#### GIVEN INSTRUCTION:
Your task is to retype the lines from the opening of the material through the line that includes "(j4) at (370,848);". Do not copy the pictures.
** start of DATASET RECORDS **
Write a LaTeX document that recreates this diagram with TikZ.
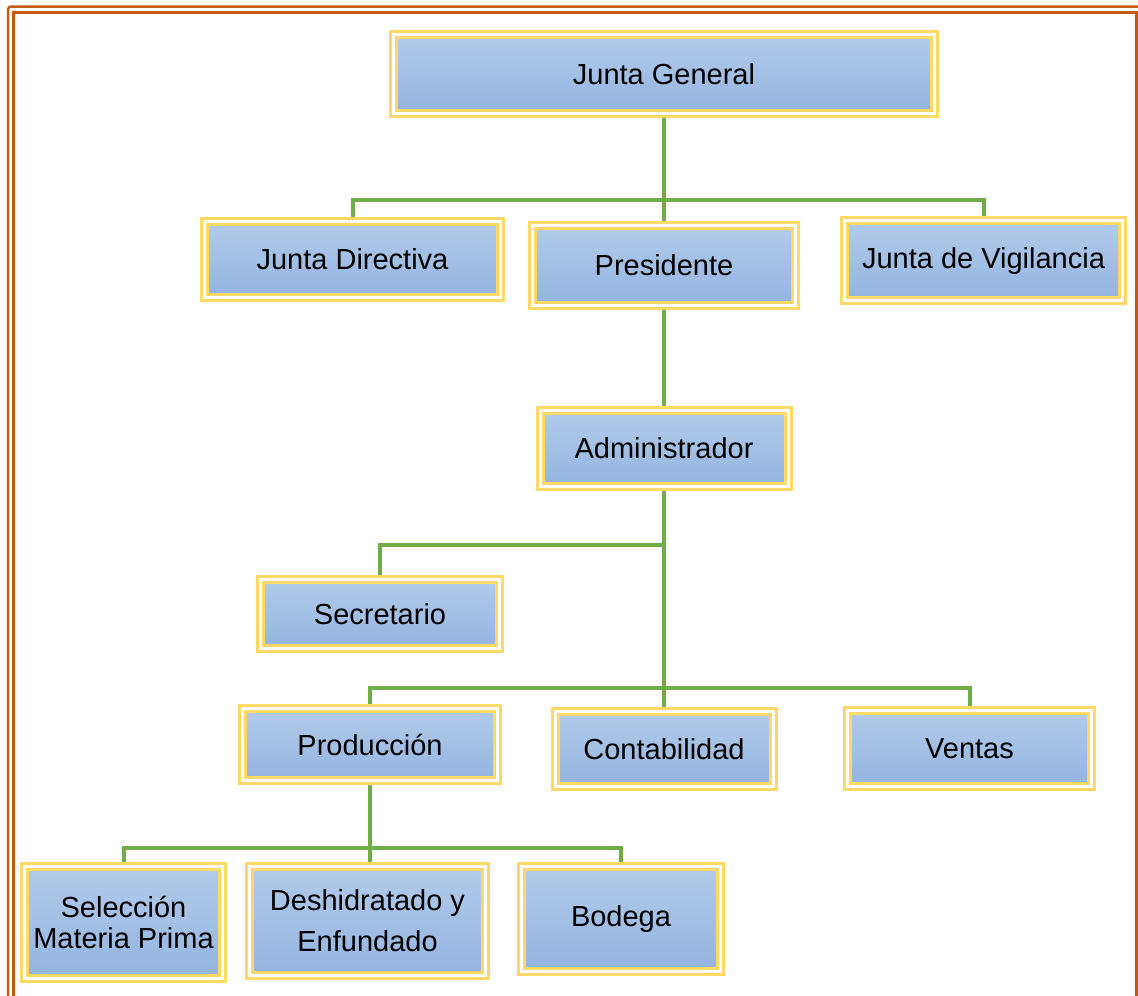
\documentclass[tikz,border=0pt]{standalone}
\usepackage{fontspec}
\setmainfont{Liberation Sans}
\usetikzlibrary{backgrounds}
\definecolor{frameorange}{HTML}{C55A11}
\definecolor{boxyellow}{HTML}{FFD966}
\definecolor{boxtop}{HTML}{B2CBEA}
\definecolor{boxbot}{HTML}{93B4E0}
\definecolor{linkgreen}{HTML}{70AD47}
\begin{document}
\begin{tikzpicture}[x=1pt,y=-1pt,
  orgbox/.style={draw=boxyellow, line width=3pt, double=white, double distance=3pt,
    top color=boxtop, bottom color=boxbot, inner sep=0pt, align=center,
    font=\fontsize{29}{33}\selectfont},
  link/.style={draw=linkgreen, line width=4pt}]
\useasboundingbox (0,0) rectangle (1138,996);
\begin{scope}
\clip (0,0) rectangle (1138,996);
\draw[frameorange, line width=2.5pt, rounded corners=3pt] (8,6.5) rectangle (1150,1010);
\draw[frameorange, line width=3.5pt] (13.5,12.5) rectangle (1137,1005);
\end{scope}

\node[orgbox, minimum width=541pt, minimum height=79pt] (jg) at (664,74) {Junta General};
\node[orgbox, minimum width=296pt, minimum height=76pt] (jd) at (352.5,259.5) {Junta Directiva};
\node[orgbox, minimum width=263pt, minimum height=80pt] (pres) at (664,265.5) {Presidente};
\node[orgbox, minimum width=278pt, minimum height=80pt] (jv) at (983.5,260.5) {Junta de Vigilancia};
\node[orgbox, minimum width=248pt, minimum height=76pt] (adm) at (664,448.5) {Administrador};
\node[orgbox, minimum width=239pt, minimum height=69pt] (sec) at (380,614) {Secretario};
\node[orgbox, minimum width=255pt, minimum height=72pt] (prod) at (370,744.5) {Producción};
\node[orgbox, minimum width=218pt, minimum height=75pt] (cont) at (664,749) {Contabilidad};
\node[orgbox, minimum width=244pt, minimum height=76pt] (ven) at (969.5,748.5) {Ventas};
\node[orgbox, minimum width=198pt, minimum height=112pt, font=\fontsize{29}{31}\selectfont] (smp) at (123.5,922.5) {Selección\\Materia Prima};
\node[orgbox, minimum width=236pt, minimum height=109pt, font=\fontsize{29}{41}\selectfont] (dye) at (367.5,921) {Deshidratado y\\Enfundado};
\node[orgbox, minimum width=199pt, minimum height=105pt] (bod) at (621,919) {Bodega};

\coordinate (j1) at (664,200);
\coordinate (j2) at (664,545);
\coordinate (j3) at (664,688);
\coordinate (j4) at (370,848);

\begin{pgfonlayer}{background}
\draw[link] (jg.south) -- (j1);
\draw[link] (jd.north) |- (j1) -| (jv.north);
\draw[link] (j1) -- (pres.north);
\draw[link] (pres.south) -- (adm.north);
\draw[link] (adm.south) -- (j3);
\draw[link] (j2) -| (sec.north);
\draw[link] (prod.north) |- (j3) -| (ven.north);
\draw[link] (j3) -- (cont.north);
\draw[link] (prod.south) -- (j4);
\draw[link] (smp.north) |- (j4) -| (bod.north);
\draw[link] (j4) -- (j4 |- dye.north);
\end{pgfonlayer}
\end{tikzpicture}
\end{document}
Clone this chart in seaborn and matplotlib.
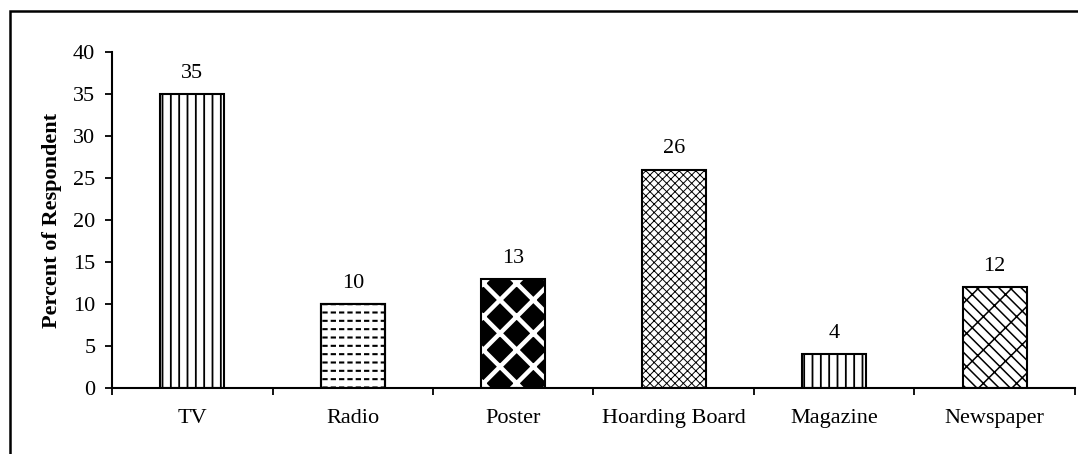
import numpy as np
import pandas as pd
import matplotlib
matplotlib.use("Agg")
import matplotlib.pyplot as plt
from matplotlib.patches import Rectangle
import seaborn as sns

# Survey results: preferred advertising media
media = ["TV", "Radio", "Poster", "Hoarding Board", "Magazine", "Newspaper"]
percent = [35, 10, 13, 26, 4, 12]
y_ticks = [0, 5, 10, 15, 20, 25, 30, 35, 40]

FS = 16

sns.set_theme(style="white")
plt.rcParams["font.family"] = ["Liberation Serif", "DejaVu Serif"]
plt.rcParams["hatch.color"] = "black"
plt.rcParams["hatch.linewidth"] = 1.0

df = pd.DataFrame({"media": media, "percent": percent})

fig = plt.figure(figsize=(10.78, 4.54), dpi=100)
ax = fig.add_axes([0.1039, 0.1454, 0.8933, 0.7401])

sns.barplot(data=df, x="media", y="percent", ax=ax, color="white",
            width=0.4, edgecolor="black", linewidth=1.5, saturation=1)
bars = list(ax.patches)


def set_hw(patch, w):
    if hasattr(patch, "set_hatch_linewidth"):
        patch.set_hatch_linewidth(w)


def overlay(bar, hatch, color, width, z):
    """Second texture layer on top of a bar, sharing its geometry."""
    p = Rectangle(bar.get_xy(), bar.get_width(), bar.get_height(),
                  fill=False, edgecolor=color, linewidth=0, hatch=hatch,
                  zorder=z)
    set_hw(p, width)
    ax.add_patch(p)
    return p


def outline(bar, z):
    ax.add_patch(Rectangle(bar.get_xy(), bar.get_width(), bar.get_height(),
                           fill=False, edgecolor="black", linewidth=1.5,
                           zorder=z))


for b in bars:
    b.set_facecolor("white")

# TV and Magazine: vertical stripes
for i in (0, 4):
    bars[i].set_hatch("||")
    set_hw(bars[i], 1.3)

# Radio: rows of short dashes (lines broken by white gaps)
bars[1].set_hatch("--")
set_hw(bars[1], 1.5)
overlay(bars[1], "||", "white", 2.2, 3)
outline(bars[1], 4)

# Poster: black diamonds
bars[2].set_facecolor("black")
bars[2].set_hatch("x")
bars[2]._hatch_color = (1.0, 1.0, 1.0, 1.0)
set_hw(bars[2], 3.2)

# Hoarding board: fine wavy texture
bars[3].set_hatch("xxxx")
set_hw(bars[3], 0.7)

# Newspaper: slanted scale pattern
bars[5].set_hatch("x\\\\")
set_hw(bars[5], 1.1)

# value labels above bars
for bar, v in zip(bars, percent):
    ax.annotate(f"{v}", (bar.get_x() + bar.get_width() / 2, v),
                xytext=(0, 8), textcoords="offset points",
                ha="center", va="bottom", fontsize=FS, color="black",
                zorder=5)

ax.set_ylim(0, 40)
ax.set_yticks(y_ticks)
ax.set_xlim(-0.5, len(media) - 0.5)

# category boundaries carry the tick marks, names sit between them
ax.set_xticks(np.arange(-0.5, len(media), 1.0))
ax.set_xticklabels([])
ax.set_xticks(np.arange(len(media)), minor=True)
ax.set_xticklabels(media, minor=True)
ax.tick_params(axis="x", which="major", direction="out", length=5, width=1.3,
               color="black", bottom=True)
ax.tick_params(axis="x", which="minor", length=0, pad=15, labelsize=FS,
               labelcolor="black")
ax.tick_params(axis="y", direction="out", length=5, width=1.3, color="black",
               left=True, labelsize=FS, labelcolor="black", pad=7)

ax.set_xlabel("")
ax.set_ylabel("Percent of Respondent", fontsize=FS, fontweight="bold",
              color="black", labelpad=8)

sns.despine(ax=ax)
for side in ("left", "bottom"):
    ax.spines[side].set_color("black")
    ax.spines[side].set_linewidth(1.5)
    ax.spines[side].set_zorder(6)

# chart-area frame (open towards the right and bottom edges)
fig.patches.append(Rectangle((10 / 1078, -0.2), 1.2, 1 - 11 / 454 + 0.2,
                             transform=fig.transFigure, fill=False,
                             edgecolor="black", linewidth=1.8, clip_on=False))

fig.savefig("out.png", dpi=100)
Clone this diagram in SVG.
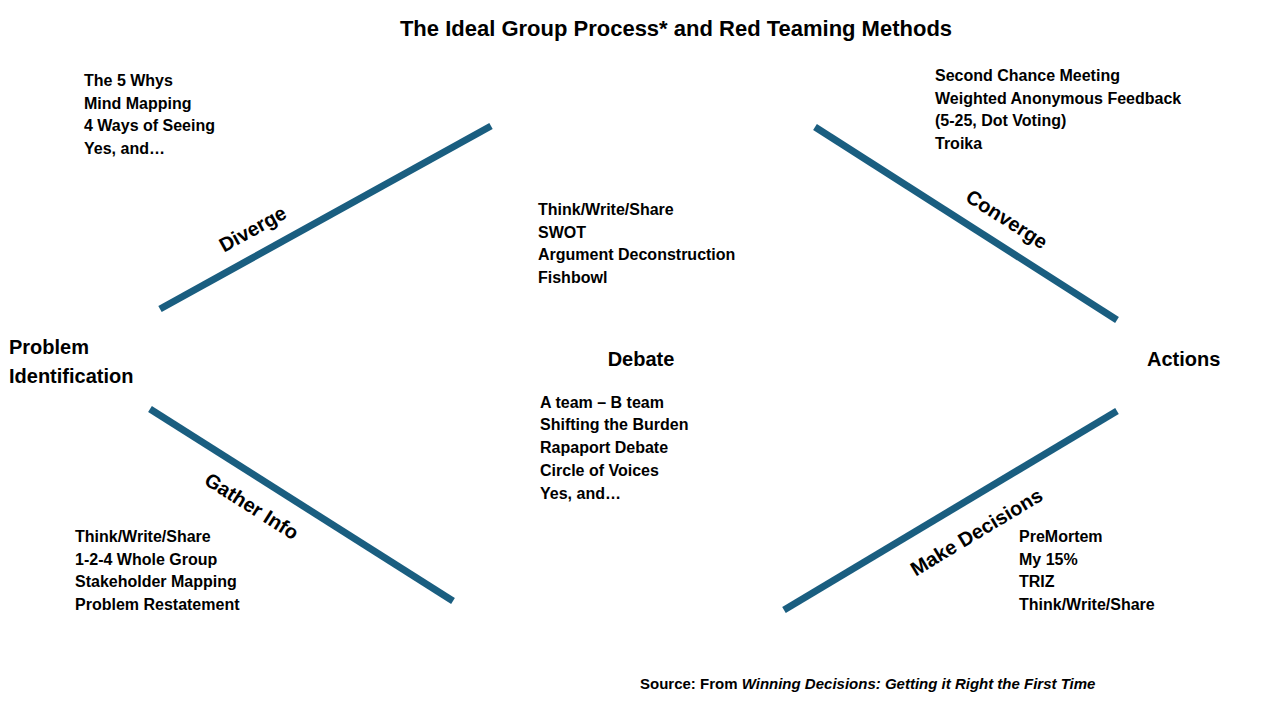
** end of DATASET RECORDS **
#### WORKED ANSWER:
Write a LaTeX document that recreates this diagram with TikZ.
\documentclass[tikz,border=0pt]{standalone}
\usepackage{fontspec}
\setmainfont{Liberation Sans}
\usetikzlibrary{backgrounds}
\definecolor{frameorange}{HTML}{C55A11}
\definecolor{boxyellow}{HTML}{FFD966}
\definecolor{boxtop}{HTML}{B2CBEA}
\definecolor{boxbot}{HTML}{93B4E0}
\definecolor{linkgreen}{HTML}{70AD47}
\begin{document}
\begin{tikzpicture}[x=1pt,y=-1pt,
  orgbox/.style={draw=boxyellow, line width=3pt, double=white, double distance=3pt,
    top color=boxtop, bottom color=boxbot, inner sep=0pt, align=center,
    font=\fontsize{29}{33}\selectfont},
  link/.style={draw=linkgreen, line width=4pt}]
\useasboundingbox (0,0) rectangle (1138,996);
\begin{scope}
\clip (0,0) rectangle (1138,996);
\draw[frameorange, line width=2.5pt, rounded corners=3pt] (8,6.5) rectangle (1150,1010);
\draw[frameorange, line width=3.5pt] (13.5,12.5) rectangle (1137,1005);
\end{scope}

\node[orgbox, minimum width=541pt, minimum height=79pt] (jg) at (664,74) {Junta General};
\node[orgbox, minimum width=296pt, minimum height=76pt] (jd) at (352.5,259.5) {Junta Directiva};
\node[orgbox, minimum width=263pt, minimum height=80pt] (pres) at (664,265.5) {Presidente};
\node[orgbox, minimum width=278pt, minimum height=80pt] (jv) at (983.5,260.5) {Junta de Vigilancia};
\node[orgbox, minimum width=248pt, minimum height=76pt] (adm) at (664,448.5) {Administrador};
\node[orgbox, minimum width=239pt, minimum height=69pt] (sec) at (380,614) {Secretario};
\node[orgbox, minimum width=255pt, minimum height=72pt] (prod) at (370,744.5) {Producción};
\node[orgbox, minimum width=218pt, minimum height=75pt] (cont) at (664,749) {Contabilidad};
\node[orgbox, minimum width=244pt, minimum height=76pt] (ven) at (969.5,748.5) {Ventas};
\node[orgbox, minimum width=198pt, minimum height=112pt, font=\fontsize{29}{31}\selectfont] (smp) at (123.5,922.5) {Selección\\Materia Prima};
\node[orgbox, minimum width=236pt, minimum height=109pt, font=\fontsize{29}{41}\selectfont] (dye) at (367.5,921) {Deshidratado y\\Enfundado};
\node[orgbox, minimum width=199pt, minimum height=105pt] (bod) at (621,919) {Bodega};

\coordinate (j1) at (664,200);
\coordinate (j2) at (664,545);
\coordinate (j3) at (664,688);
\coordinate (j4) at (370,848);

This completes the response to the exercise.